Tuesday, January 12, 2016

A headache tale

A huge sense of relief washed over Brad Chesivoir when a Maryland emergency room doctor told him the good news: He had not suffered a heart attack or a stroke, as he had feared. Instead he was being discharged with a diagnosis of headache, although doctors weren’t sure of its cause.

Several hours earlier, on the day after Thanksgiving 2013, Chesivoir’s family had summoned an ambulance to their Montgomery County home after he became suddenly weak and unable to walk. But by the time he got to a hospital, the 60-year-old commercial property manager was feeling much better, walking and talking without difficulty. After undergoing CT and MRI brain scans as well as numerous blood tests, doctors sent Chesivoir home and advised him to follow up with his internist.

Less than five weeks later, Chesivoir was back in a hospital, his life measured in hours. “He was teetering on the edge,” recalled Edward Aulisi, the chairman of neurosurgery at MedStar Washington Hospital Center, who treated him there.

The emergency room doctors had been partly right — but Chesivoir’s problem turned out to be every bit as life-threatening as a stroke or a heart attack. And in the intervening weeks two specialists who saw him had missed it...

The doctors who reviewed his tests at the emergency room said the only thing of significance was evidence of a possible old brain bleed. Had he fallen or hit his head? Chesivoir told them that he had banged his head on the mantel putting wood in his fireplace and while roughhousing with his teenage sons — but never hard enough to see stars or lose consciousness. “They didn’t seem too concerned about it,” Chesivoir recalled. Doctors told him they suspected his head pain was caused by either migraines or cluster headaches.

After conferring with his internist, Chesivoir consulted a neurologist. Looking at the images Chesivoir had brought with him from his ER visit, he recalled that she seemed concerned that something on his spine might be causing the tingling. She ordered more tests and scheduled a follow-up appointment for Jan. 21.

By Jan. 2, 2014, the headaches were worse. Chesivoir called the neurologist’s office and saw a second specialist — the first was out of town — who told him that his problem was most likely an atypical migraine, which is not preceded by the aura many migraine patients describe. “I thought, ‘Finally I have a diagnosis,’ ” Chesivoir recalled. The neurologist prescribed amitriptyline, an antidepressant frequently used to prevent migraines. Chesivoir began taking the drug.

A few days later, he telephoned the new neurologist after developing double vision in his right eye. “We see this with this medication,” Chesivoir remembers the doctor saying. “Cut the dose in half.”

On Friday, Jan. 11, Chesivoir called the doctor again, minutes after his office opened. His double vision was worse and accompanied by zigzag lines; he was terrified that he was going blind. “I stressed to the doctor’s assistant who took the call that this was very serious,” said Chesivoir, adding that he was assured that the doctor would call him back. Chesivoir said he never heard from the neurologist.

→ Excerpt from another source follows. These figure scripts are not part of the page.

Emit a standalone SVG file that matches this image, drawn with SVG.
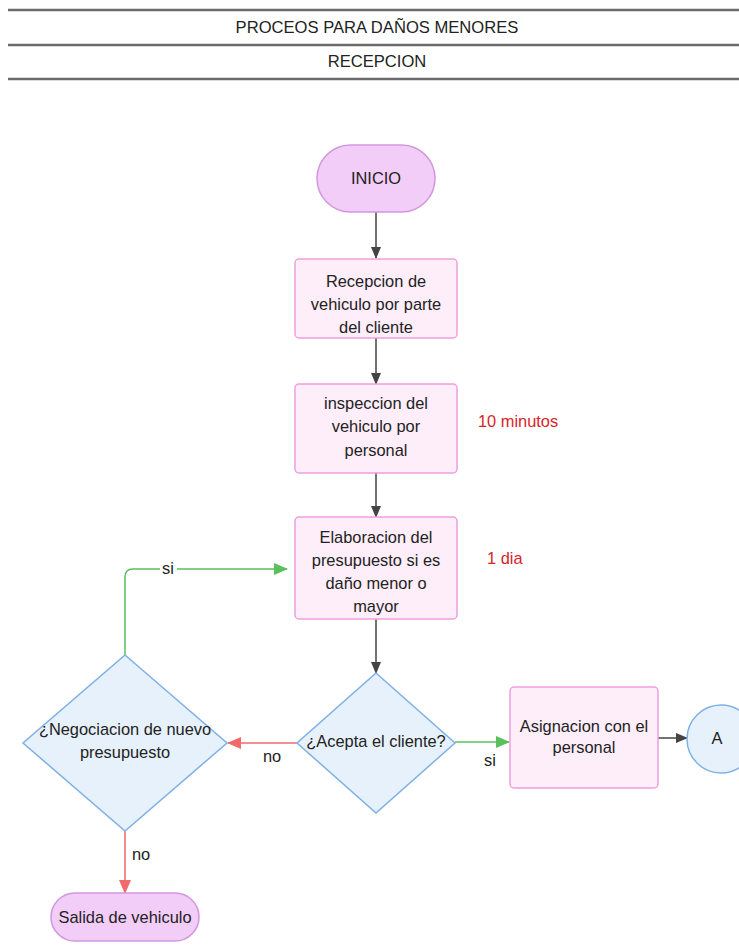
<svg xmlns="http://www.w3.org/2000/svg" width="739" height="947" viewBox="0 0 739 947">
  <defs>
    <style>
      text { font-family: "Liberation Sans", Arial, sans-serif; font-size: 16.4px; fill: #222; text-anchor: middle; }
      .hdr { font-size: 16.6px; }
      .note { fill: #d8232a; text-anchor: start; }
      .rule { stroke: #6b6b6b; stroke-width: 2.5; }
      .proc { fill: #fdeefa; stroke: #eea0dc; stroke-width: 1.5; }
      .term { fill: #f2cdf7; stroke: #d296e0; stroke-width: 1.5; }
      .dec { fill: #e6f1fc; stroke: #7fb0e6; stroke-width: 1.5; }
      .conn { fill: none; stroke-width: 1.5; }
      .dark { stroke: #444; }
      .green { stroke: #58c05d; }
      .red { stroke: #f06a6a; }
    </style>
    <marker id="arrDark" markerWidth="12" markerHeight="10" refX="11" refY="5" orient="auto" markerUnits="userSpaceOnUse">
      <path d="M0,0 L12,5 L0,10 Z" fill="#444"/>
    </marker>
    <marker id="arrGreen" markerWidth="14" markerHeight="12" refX="13" refY="6" orient="auto" markerUnits="userSpaceOnUse">
      <path d="M0,0 L14,6 L0,12 Z" fill="#58c05d"/>
    </marker>
    <marker id="arrRed" markerWidth="14" markerHeight="12" refX="13" refY="6" orient="auto" markerUnits="userSpaceOnUse">
      <path d="M0,0 L14,6 L0,12 Z" fill="#f06a6a"/>
    </marker>
  </defs>

  <rect width="739" height="947" fill="#ffffff"/>

  <!-- header table -->
  <g id="header">
    <line class="rule" x1="8" y1="10" x2="739" y2="10"/>
    <line class="rule" x1="8" y1="45" x2="739" y2="45"/>
    <line class="rule" x1="8" y1="79" x2="739" y2="79"/>
    <text class="hdr" x="377" y="33">PROCEOS PARA DAÑOS MENORES</text>
    <text class="hdr" x="377" y="67">RECEPCION</text>
  </g>

  <!-- connectors -->
  <g id="connectors">
    <line class="conn dark" x1="376" y1="212" x2="376" y2="258" marker-end="url(#arrDark)"/>
    <line class="conn dark" x1="376" y1="338" x2="376" y2="384" marker-end="url(#arrDark)"/>
    <line class="conn dark" x1="376" y1="473" x2="376" y2="517" marker-end="url(#arrDark)"/>
    <line class="conn dark" x1="376" y1="619" x2="376" y2="673" marker-end="url(#arrDark)"/>
    <path class="conn green" d="M125,655 L125,577 Q125,569 133,569 L287,569" marker-end="url(#arrGreen)"/>
    <line class="conn red" x1="297" y1="743" x2="228" y2="743" marker-end="url(#arrRed)"/>
    <line class="conn green" x1="455" y1="742" x2="509" y2="742" marker-end="url(#arrGreen)"/>
    <line class="conn dark" x1="658" y1="738" x2="687" y2="738" marker-end="url(#arrDark)"/>
    <line class="conn red" x1="125" y1="831" x2="125" y2="893" marker-end="url(#arrRed)"/>
    <rect x="160" y="560" width="17" height="18" fill="#ffffff"/>
    <text x="168" y="574">si</text>
    <text x="272" y="762">no</text>
    <text x="490" y="766">si</text>
    <text x="141" y="860">no</text>
  </g>

  <g id="inicio">
    <rect class="term" x="317" y="145" width="118" height="67" rx="33.5"/>
    <text x="376" y="184">INICIO</text>
  </g>

  <g id="recepcion">
    <rect class="proc" x="295" y="259" width="162" height="79" rx="4"/>
    <text x="376" y="287">Recepcion de</text>
    <text x="376" y="310">vehiculo por parte</text>
    <text x="376" y="333">del cliente</text>
  </g>

  <g id="inspeccion">
    <rect class="proc" x="295" y="384" width="162" height="89" rx="4"/>
    <text x="376" y="409">inspeccion del</text>
    <text x="376" y="432">vehiculo por</text>
    <text x="376" y="456">personal</text>
  </g>
  <text class="note" x="478" y="427">10 minutos</text>

  <g id="elaboracion">
    <rect class="proc" x="295" y="517" width="162" height="102" rx="4"/>
    <text x="376" y="543">Elaboracion del</text>
    <text x="376" y="566">presupuesto si es</text>
    <text x="376" y="589">daño menor o</text>
    <text x="376" y="612">mayor</text>
  </g>
  <text class="note" x="487" y="564">1 dia</text>

  <g id="acepta">
    <polygon class="dec" points="376,673 455,743 376,813 297,743"/>
    <text x="376" y="747">¿Acepta el cliente?</text>
  </g>

  <g id="negociacion">
    <polygon class="dec" points="125,655 227,743 125,831 23,743"/>
    <text x="125" y="735">¿Negociacion de nuevo</text>
    <text x="125" y="758">presupuesto</text>
  </g>

  <g id="asignacion">
    <rect class="proc" x="510" y="687" width="148" height="101" rx="4"/>
    <text x="584" y="732">Asignacion con el</text>
    <text x="584" y="753">personal</text>
  </g>

  <g id="conector-a">
    <circle class="dec" cx="721" cy="739" r="34"/>
    <text x="717" y="744">A</text>
  </g>

  <g id="salida">
    <rect class="term" x="51" y="893" width="148" height="48" rx="24"/>
    <text x="125" y="923">Salida de vehiculo</text>
  </g>
</svg>
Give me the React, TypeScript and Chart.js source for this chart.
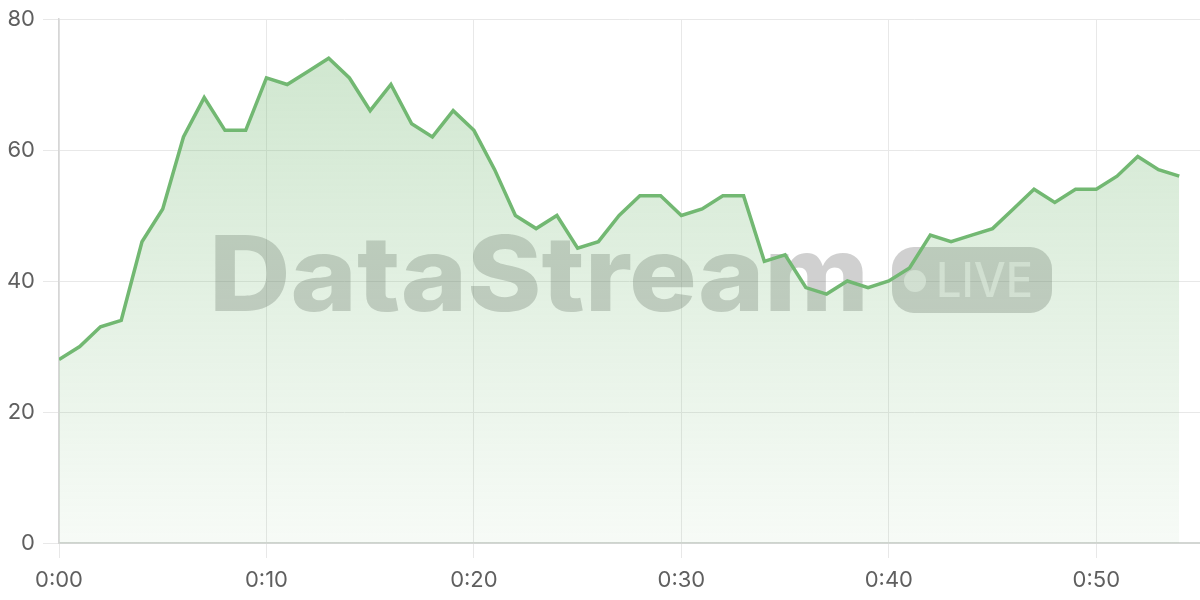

On Monday morning Chesivoir called his wife’s ophthalmologist, who agreed to see him; she had an opening in her schedule that morning. Klein drove her husband to the office. Minutes after the doctor peered into Chesivoir’s dilated eyes, she issued terse instructions to Klein: Drive straight to the emergency room at Washington Hospital Center, where she was on staff. Don’t go home first or stop anywhere en route. Chesivoir had papilledema, a badly swollen optic nerve caused by excess pressure on his brain, and needed immediate attention...

Aulisi minced no words. Chesivoir had suffered a brain bleed, an acute subdural hematoma, which had grown so large it was now the size of an adult’s palm. Without brain surgery, which Aulisi planned to perform first thing the next morning, Chesivoir would probably die. Scans, including those performed on Thanksgiving weekend six weeks earlier, showed evidence of multiple bleeds, some old and some recent. Blood was pressing on brain tissue, causing his visual disturbances, weakness and searing headaches...

Klein said that her husband’s experience has shaken her faith in doctors. In retrospect, she said, she’s not sure what else they could have done. “There was nothing different to do,” she said. “We had gone to an ER and seen two neurologists. I felt like we covered the bases. There were so many misses.”